Nessa lógica o mercado é o senhor da razão. Os valores orientadores para qualidade do ar adotados no Brasil permanecem defasados, só que agora estão sendo agravados no contexto das mudanças climáticas.

 

Não posso deixar de nominar aqui algumas das organizações e especialistas que atuaram para avançar com os padrões de ar mais seguros para o Brasil, entre estes o engenheiro Olímpio Alvarez, especialista em controle de emissões veiculares; Paulo Saldiva, Alfesio Braga e Evangelina Vormitag, da área de saúde pública; o jurista José Affonso da Silva; os procuradores regionais da República Fátima de Souza Borghi e José Leônidas Bellém de Lima; e a ex-procuradora-geral da República Raquel Dodge, além de tantos outros que demandavam a edição de uma norma que fosse, de fato, protetiva à saúde pública.

 

O fato é que continuamos no impasse por ar limpo.
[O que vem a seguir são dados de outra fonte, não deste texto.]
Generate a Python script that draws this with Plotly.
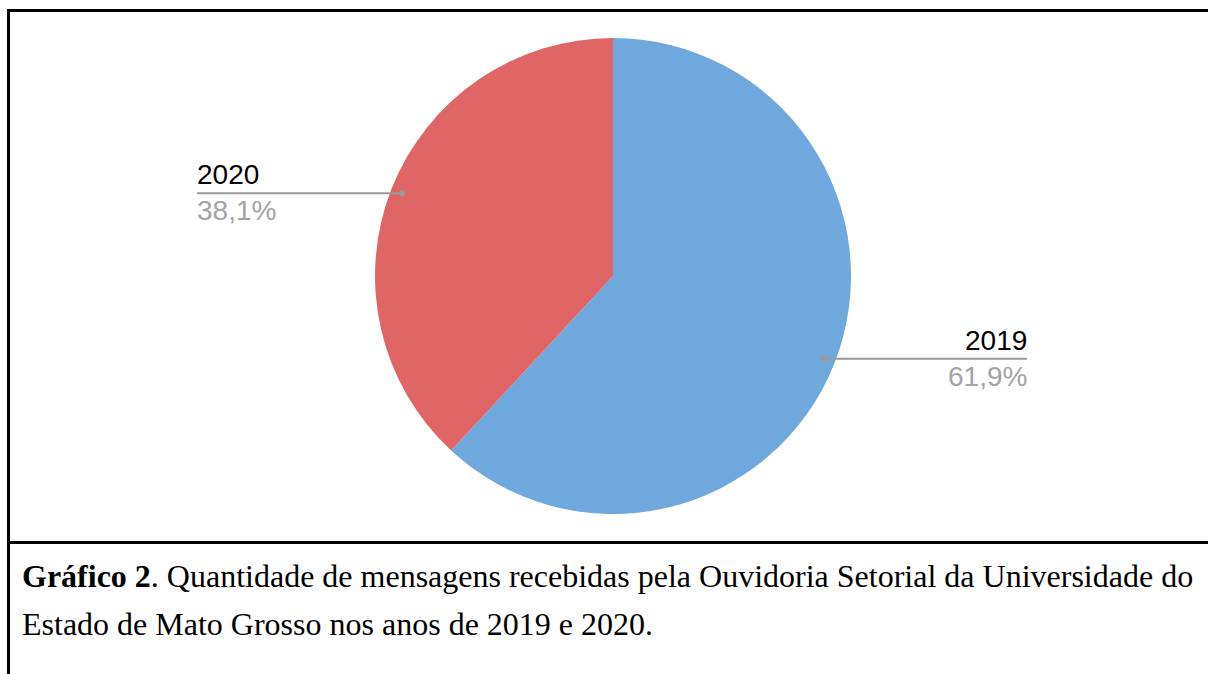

A busca por justiça ambiental só se concretizará com a implementação de políticas públicas firmes para a redução de poluentes.

 

Nessa lacuna, o Brasil continua a orientar seu crescimento por meio de uma precária meta intermediária e PQar defasados. De forma distorcida, há subterfúgio de utilizar padrões ambientais não seguros à saúde como referência para novos licenciamentos ambientais.

 

Assim, novos empreendimentos já nascem poluentes e com protetividade insuficiente, a exemplo da megausina termelétrica que se pretende instalar em Caçapava (SP), cuja emissão equivale à carga poluidora de 6,5 milhões de veículos (em NOx), em uma região que apresenta pontos de saturação em material particulado e ozônio troposférico, conforme aponta parecer do Proam encaminhado à Procuradoria da República de São José dos Campos.

 

Essas distorções estão desinformando a sociedade, permitindo estudos de impacto ambiental inverídicos. Estamos deixando de implementar boa política por ar limpo. Continuamos a viver um atentado contra a boa normativa ambiental, com precários indicadores ambientais que deveriam ser priorizados entre os elementos mais importantes e essenciais para garantir saudável qualidade de vida para os brasileiros.